From the entries that follow, extract each line holding the string "Python".

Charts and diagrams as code
== == ==

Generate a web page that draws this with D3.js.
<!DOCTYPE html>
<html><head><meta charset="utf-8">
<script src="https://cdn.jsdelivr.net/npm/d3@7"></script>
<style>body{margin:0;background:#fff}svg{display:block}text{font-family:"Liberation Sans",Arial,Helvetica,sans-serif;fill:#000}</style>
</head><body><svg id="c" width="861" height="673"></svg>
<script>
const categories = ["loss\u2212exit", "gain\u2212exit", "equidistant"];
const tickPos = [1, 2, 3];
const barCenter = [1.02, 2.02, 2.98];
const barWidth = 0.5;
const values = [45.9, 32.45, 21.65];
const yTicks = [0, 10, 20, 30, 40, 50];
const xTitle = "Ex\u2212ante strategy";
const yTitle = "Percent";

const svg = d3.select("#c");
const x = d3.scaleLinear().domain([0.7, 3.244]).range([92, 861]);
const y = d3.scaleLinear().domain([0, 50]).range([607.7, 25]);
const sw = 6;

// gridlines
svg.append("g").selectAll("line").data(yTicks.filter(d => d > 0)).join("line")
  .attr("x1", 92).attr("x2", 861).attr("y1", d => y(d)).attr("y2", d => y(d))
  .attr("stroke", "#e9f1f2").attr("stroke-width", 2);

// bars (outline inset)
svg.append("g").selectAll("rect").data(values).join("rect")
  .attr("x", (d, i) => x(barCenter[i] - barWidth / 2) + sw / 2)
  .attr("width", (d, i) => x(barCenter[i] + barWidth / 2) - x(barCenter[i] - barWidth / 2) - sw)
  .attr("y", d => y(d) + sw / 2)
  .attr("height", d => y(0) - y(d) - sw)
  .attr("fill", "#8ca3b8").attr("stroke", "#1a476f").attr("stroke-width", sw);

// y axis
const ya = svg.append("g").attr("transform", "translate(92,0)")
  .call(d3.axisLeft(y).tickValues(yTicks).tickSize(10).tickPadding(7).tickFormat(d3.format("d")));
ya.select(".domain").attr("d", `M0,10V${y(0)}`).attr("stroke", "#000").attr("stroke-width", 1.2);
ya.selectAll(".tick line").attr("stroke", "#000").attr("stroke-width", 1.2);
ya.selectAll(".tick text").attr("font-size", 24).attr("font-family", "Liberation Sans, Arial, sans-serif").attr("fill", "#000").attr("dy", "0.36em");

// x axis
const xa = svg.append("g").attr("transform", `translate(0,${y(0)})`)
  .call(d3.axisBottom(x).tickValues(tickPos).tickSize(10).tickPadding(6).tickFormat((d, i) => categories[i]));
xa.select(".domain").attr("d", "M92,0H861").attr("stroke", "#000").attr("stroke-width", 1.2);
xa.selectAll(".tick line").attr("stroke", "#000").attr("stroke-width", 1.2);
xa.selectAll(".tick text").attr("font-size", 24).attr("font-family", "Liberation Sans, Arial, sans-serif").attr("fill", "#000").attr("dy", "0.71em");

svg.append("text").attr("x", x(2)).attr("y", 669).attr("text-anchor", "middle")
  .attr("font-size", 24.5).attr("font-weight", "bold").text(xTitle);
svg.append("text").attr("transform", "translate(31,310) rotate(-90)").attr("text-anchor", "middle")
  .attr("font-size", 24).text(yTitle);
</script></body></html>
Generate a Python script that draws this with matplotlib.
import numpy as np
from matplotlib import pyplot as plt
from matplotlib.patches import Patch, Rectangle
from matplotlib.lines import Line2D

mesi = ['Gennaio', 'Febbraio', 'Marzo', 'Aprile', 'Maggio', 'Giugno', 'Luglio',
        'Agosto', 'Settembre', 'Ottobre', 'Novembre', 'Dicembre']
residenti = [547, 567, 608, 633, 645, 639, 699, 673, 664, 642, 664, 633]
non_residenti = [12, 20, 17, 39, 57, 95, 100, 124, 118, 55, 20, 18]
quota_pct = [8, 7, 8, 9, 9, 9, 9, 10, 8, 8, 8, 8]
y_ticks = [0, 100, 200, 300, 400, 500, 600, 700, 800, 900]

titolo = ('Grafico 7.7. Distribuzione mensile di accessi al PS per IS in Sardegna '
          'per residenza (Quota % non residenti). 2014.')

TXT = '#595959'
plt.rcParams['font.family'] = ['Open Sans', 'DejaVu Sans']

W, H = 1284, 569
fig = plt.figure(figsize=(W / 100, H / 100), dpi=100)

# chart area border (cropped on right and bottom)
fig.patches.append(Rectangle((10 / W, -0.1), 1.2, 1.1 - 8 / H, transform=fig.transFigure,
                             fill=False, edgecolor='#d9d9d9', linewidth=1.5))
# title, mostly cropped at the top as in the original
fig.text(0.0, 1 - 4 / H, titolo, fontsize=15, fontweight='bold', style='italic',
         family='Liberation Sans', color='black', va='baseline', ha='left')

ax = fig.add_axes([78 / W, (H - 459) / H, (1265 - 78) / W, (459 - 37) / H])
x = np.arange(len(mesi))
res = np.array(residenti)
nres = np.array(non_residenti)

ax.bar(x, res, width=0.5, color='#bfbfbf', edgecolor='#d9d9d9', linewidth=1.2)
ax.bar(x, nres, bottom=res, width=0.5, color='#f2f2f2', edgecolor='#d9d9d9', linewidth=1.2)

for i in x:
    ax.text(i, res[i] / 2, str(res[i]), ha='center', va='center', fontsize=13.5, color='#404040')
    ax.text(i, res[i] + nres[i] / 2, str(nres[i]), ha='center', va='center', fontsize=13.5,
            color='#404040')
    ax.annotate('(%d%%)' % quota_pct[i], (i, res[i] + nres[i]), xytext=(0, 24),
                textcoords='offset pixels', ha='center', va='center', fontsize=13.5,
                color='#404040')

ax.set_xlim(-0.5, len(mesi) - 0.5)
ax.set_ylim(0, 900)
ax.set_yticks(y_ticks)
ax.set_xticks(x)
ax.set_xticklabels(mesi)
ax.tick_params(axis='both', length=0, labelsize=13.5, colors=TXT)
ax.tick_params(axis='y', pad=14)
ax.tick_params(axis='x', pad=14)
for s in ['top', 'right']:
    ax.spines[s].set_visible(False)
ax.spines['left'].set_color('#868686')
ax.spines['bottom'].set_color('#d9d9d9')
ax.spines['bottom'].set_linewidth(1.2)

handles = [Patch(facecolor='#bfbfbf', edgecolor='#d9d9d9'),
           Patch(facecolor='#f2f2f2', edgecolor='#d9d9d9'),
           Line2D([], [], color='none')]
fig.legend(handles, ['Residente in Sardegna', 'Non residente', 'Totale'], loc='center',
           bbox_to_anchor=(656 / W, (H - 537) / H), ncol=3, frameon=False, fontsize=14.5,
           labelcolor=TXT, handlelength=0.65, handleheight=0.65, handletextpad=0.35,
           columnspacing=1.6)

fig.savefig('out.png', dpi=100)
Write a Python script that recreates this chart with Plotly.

== == ==

# Response
Generate a Python script that draws this with matplotlib.
Write a Python script that recreates this chart with Plotly.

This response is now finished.